Re: C question: const structs

Postby Qaanol » Mon Mar 16, 2015 2:48 pm UTC

Tub wrote:
  • If you want the struct members to be truly const, define the members as const. That way, no code can modify them after initialization - which is a problem when using malloc, because you can initialize local variables, but not a malloc'ed block. (at least not without hacks; see below)
  • If you want to define an API where some parts of the program may write to the struct, while others may only read, pass the struct as const to the restricted areas of your code, but keep it non-const otherwise.
  • If you're trying to define a public API for a library, and you may need to extend or change your struct later, use an opaque pointer (take a look at e.g. the zlib API). Not as much for the constness, but because the layout of your struct may change. This will prevent read-only access, too.
Of course, all three of these solution protect only against accidental manipulation, not against malicious ones. In either case, a pointer is available, and it is trivial to cast that pointer to a non-const pointer to anything. So with enough malice, the values can be changed. If you need to be absolutely certain, allocate a page directly, initialize the struct there, then ask your operating system to turn the whole page read-only. Probably overkill, lacks portability, but it is possible.

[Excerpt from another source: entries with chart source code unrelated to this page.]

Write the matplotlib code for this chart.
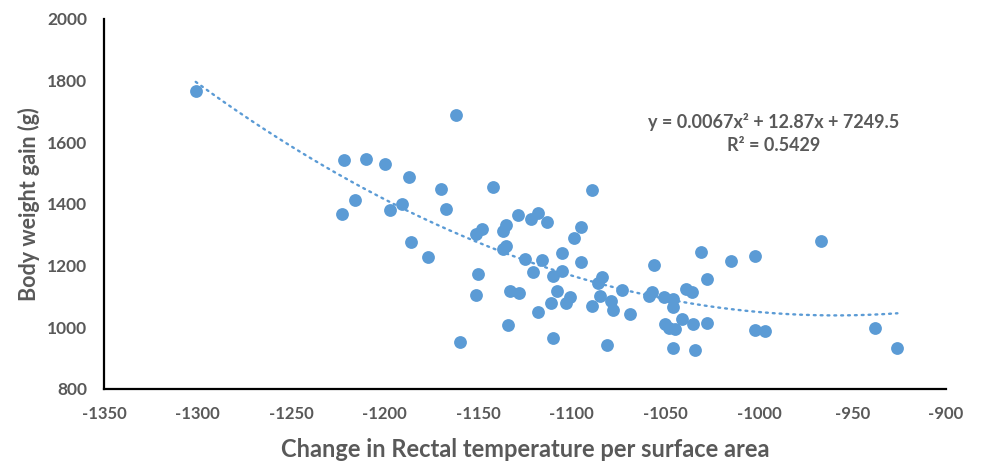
import numpy as np
import matplotlib
matplotlib.use("Agg")
import matplotlib.pyplot as plt

# values
temp_change = [-1301, -1222, -1210, -1200, -1187, -1216, -1191, -1197, -1223, -1186,
               -1177, -1170, -1162, -1142, -1089, -1167, -1129, -1122, -1118, -1113,
               -1095, -1148, -1151, -1135, -1137, -1099, -1135, -1137, -1105, -1125,
               -1116, -1095, -1056, -1121, -1150, -1105, -1110, -1084, -1086, -1073,
               -1057, -1059, -1133, -1128, -1108, -1151, -1085, -1079, -1101, -1103,
               -1111, -1089, -1078, -1069, -1051, -1046, -1046, -1039, -1118, -1134,
               -1041, -1050, -1048, -1045, -1110, -1160, -1081, -1046, -1034, -967,
               -1031, -1002, -1015, -1028, -1036, -1035, -1028, -1002, -997, -938, -926]
weight_gain = [1766, 1542, 1546, 1529, 1487, 1412, 1399, 1380, 1368, 1277,
               1228, 1448, 1689, 1455, 1444, 1383, 1363, 1351, 1372, 1341,
               1326, 1320, 1303, 1332, 1313, 1290, 1265, 1254, 1242, 1221,
               1218, 1213, 1202, 1180, 1174, 1183, 1167, 1163, 1145, 1120,
               1115, 1103, 1118, 1110, 1118, 1105, 1102, 1086, 1099, 1078,
               1078, 1070, 1057, 1043, 1098, 1092, 1067, 1124, 1051, 1008,
               1027, 1010, 997, 994, 964, 952, 943, 932, 926, 1281,
               1245, 1231, 1214, 1157, 1114, 1011, 1015, 992, 989, 998, 934]

x = np.array(temp_change, dtype=float)
y = np.array(weight_gain, dtype=float)

blue = '#5B9BD5'
grey = '#595959'
plt.rcParams['font.family'] = ['Lato', 'DejaVu Sans']
plt.rcParams['axes.unicode_minus'] = False

fig = plt.figure(figsize=(9.86, 4.63), dpi=100)
ax = fig.add_axes([0.1055, 0.16, 0.854, 0.799])

ax.scatter(x, y, s=85, color=blue, zorder=3, linewidths=0)

# 2nd order polynomial trendline
coef = np.polyfit(x, y, 2)
xs = np.linspace(x.min(), x.max(), 200)
ax.plot(xs, np.polyval(coef, xs), color=blue, lw=1.7, linestyle=(0, (0.8, 2.1)),
        dash_capstyle='round', zorder=2)

ax.text(-992, 1666, 'y = 0.0067x² + 12.87x + 7249.5', ha='center', va='center',
        fontsize=13, fontweight='bold', color=grey)
ax.text(-992, 1591, 'R² = 0.5429', ha='center', va='center',
        fontsize=13, fontweight='bold', color=grey)

ax.set_xlim(-1350, -900)
ax.set_ylim(800, 2000)
ax.set_xticks(np.arange(-1350, -899, 50))
ax.set_yticks(np.arange(800, 2001, 200))
for s in ['top', 'right']:
    ax.spines[s].set_visible(False)
for s in ['left', 'bottom']:
    ax.spines[s].set_linewidth(1.6)
    ax.spines[s].set_color('black')
ax.tick_params(length=0, pad=12, labelcolor=grey)
ax.tick_params(axis='y', labelsize=12.5)
ax.tick_params(axis='x', labelsize=12)
for lab in ax.get_xticklabels() + ax.get_yticklabels():
    lab.set_fontweight('bold')

ax.set_xlabel('Change in Rectal temperature per surface area', fontsize=17,
              fontweight='bold', color=grey, labelpad=12)
ax.set_ylabel('Body weight gain (g)', fontsize=15.5, fontweight='bold', color=grey,
              labelpad=5)

fig.savefig('out.png', dpi=100)
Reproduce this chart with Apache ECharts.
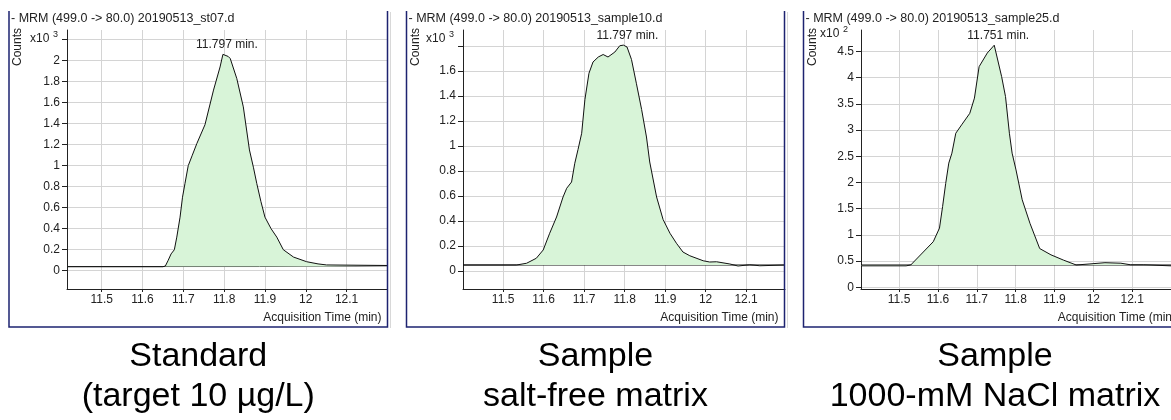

Thanks Tub, I appreciate the insights. The structs are truly constant—any client code interacting with a struct will not be able to modify any of its members nor what the pointer members point to. The only time any member of the struct gets written to, is when the struct is initialized.

The data being pointed to from the struct is allocated and managed elsewhere, and may sometimes change “out from under” the struct, but it won’t disappear. The code to read things via the struct takes care of making sure the data is ready. Client code does not need to see the members of the struct for any reason.

As you say, malloc is somewhat bothersome here, but I think I’ve figured out what I want to do.